Executive Order on H-1B Workers on Federal Contracts
On August 3, President Trump signed another Executive Order, barring H-1B workers from replacing American workers on a federal contracts. The EO creates an extra step for federal contractors and agencies intending to hire foreign workers on H-1Bs by requiring them to prove that the position could not be filled by a qualified U.S. worker. Specifically, the EO will require federal employers to complete an internal audit to determine compliance with the requirement that only U.S. nationals are employed for competitive positions. The Department of Labor is also finalizing guidance to prevent employers from moving H-1B workers to job sites where U.S. workers may be displaced. While the new EO is not a significant change from current policy, it reflects yet another attack on the H-1B program by the Administration.
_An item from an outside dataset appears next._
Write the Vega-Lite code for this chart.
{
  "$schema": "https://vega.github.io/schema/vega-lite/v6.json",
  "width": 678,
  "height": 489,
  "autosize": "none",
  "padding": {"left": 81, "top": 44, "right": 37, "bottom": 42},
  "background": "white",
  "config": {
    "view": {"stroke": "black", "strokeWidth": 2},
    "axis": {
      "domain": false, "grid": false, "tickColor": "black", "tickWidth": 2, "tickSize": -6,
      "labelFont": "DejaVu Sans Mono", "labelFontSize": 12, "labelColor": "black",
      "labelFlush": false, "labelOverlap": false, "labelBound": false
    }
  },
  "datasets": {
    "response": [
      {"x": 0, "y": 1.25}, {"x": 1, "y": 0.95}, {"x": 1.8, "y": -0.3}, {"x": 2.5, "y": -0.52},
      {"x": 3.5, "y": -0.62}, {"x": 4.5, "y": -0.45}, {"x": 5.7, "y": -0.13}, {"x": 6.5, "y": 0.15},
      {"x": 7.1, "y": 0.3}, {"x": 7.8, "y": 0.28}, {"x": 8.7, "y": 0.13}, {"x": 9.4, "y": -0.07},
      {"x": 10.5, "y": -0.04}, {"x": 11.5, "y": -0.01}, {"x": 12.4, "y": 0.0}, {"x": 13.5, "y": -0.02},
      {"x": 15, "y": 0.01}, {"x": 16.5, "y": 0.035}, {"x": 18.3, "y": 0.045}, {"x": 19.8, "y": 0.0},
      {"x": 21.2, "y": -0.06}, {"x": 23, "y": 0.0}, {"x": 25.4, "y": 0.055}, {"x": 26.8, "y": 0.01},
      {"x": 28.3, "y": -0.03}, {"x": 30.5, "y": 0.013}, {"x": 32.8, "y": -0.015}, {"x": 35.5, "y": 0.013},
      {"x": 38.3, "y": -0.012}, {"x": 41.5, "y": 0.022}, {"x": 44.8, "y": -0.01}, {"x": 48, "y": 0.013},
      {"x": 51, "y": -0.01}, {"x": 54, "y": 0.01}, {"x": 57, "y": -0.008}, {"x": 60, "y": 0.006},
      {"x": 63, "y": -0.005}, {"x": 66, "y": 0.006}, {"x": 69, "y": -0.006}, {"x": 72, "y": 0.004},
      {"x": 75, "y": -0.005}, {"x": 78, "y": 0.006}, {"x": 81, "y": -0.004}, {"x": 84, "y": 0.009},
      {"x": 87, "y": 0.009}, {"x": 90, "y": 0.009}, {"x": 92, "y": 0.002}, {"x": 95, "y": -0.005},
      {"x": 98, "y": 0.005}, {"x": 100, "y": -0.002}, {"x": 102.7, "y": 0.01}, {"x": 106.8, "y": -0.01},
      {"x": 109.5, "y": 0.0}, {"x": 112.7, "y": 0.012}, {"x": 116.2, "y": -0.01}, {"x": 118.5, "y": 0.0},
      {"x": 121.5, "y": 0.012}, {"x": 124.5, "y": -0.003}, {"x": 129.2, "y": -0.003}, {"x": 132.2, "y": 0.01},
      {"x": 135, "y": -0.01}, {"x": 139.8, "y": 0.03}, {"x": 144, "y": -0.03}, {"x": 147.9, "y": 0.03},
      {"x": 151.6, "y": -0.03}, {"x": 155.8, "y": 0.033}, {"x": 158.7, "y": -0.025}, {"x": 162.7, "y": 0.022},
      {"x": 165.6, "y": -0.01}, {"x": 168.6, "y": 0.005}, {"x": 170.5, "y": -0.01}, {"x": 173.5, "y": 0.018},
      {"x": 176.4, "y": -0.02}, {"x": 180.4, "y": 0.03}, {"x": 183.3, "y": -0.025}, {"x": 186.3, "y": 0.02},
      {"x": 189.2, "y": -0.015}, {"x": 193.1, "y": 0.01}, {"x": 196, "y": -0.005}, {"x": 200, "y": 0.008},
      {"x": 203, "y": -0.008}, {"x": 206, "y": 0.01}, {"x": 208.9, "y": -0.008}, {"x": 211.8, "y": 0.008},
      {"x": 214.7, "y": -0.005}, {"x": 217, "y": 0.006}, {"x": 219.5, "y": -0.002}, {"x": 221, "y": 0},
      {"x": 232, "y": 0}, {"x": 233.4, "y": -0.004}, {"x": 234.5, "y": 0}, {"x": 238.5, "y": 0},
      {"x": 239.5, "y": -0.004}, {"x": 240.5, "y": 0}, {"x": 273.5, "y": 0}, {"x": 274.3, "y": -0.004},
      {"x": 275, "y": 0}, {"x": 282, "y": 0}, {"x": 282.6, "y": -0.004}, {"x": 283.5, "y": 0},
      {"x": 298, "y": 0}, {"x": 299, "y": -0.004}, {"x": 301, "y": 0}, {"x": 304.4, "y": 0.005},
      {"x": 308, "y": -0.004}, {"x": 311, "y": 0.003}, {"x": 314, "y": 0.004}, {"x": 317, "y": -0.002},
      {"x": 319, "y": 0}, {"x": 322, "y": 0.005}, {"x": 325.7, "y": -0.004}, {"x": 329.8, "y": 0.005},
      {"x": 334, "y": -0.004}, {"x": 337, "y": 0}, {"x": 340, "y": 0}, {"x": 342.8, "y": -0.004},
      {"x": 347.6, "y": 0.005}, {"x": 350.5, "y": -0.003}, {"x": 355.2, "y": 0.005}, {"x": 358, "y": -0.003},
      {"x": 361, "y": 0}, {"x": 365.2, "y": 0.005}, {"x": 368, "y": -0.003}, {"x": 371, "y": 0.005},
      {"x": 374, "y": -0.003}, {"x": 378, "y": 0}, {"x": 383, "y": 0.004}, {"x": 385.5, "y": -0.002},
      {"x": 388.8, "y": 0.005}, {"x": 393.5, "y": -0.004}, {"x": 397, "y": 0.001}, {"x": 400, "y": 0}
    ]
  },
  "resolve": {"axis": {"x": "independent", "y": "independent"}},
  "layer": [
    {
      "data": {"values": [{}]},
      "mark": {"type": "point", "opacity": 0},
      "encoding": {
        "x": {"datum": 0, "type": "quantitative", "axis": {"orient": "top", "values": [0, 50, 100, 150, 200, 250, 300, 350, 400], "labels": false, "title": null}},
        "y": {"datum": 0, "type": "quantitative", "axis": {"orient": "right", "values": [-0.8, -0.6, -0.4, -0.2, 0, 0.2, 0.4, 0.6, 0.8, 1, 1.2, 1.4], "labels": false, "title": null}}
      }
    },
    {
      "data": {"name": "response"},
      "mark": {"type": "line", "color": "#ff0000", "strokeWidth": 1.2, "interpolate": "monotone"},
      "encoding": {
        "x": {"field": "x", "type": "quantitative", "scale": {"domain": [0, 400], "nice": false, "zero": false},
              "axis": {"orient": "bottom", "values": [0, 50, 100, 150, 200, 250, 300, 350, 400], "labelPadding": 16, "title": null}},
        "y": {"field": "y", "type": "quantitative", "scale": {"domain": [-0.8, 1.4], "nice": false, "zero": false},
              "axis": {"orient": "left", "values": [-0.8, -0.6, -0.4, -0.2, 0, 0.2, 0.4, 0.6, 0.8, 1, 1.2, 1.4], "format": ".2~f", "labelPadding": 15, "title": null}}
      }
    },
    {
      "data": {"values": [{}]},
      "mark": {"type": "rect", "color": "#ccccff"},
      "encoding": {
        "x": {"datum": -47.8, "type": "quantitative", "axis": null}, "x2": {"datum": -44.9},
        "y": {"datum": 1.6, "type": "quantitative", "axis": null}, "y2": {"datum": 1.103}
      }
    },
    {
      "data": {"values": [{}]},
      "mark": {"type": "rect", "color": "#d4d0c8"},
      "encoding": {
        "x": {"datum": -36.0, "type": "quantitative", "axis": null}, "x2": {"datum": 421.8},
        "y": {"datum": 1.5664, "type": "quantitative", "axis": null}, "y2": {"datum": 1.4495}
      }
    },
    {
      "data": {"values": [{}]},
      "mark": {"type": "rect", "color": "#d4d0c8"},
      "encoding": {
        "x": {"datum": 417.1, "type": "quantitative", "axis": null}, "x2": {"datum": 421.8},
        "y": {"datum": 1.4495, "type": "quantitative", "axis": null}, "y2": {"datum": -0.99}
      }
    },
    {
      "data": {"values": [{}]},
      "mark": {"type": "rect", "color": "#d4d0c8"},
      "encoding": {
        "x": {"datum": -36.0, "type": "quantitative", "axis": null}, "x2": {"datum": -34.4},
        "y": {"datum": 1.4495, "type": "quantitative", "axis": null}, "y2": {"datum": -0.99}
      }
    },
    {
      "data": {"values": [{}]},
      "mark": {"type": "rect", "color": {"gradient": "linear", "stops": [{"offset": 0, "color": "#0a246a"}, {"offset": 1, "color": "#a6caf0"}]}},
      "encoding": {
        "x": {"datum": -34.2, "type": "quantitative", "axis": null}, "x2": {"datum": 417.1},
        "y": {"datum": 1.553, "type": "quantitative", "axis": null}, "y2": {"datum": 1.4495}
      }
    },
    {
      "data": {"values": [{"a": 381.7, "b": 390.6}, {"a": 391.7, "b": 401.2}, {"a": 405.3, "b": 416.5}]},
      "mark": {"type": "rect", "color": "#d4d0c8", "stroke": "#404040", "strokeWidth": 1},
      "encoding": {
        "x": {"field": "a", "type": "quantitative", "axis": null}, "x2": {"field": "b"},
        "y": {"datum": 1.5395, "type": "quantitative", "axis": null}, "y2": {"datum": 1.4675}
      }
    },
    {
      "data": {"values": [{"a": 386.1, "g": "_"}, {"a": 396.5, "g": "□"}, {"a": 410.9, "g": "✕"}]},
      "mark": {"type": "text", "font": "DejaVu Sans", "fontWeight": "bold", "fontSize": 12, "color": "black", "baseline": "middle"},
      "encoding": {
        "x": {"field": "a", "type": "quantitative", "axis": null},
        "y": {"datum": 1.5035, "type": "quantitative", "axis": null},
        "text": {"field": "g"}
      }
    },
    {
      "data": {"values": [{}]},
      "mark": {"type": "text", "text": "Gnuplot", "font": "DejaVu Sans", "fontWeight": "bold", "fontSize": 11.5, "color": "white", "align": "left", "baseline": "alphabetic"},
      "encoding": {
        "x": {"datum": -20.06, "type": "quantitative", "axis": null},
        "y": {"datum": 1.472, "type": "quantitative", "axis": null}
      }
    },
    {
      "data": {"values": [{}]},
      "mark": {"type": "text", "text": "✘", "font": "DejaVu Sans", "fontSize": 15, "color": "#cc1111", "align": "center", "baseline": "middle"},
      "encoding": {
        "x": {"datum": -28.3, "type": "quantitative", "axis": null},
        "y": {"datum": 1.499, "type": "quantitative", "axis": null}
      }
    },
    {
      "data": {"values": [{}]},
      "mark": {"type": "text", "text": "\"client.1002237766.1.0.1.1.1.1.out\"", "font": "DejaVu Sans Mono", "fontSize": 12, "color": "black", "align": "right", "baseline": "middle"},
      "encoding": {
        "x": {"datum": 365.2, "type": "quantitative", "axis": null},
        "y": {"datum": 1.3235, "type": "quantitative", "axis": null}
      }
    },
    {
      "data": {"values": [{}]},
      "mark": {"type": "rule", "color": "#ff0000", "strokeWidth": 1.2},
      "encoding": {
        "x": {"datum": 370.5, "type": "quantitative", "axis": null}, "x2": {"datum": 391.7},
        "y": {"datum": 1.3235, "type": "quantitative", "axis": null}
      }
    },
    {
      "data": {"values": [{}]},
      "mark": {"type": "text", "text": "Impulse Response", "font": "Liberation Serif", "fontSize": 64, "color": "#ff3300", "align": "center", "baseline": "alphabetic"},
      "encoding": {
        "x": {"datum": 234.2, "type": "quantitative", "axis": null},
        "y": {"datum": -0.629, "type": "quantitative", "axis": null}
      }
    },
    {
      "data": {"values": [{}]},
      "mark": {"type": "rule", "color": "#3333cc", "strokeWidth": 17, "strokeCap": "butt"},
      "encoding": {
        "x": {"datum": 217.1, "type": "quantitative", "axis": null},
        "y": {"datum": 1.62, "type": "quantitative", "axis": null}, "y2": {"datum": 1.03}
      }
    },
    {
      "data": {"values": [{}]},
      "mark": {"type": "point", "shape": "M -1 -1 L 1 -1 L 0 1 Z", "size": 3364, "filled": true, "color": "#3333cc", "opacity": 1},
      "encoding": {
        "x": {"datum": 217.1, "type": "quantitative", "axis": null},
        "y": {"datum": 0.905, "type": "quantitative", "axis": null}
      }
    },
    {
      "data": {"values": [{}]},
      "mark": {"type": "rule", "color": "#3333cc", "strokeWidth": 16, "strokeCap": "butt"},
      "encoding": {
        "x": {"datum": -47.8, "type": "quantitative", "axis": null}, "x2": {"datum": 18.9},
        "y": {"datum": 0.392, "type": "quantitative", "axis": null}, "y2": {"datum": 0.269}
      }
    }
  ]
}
Wondering Where Your Green Card or Combo Card Is?
In early July, it was widely reported that USCIS had shut down printing of documents evidencing legal status and work authorization for immigrants and nonimmigrants, including green cards and employment authorization documents (EAD). According to a USCIS, approximately 50,000 green cards and 75,000 other employment authorization documents promised to immigrants and nonimmigrants hadn’t been printed. While printing seems to have resumed, it is unclear how the massive shutdown will continue to impact foreign nationals. And, with the announced August 30 furlough of 13,000 USCIS employees still on the horizon, more delays can be expected.
In response to this massive delay, a class action lawsuit and temporary restraining order (TRO) have been filed with district court, requesting that the court issue various legal writs that compel USCIS to issue EADs to plaintiff and class members immediately, and in no event later than seven calendar days after the date of the court’s order. The lawsuit is in response to USCIS approving EAD applications but failing to provide the actual card.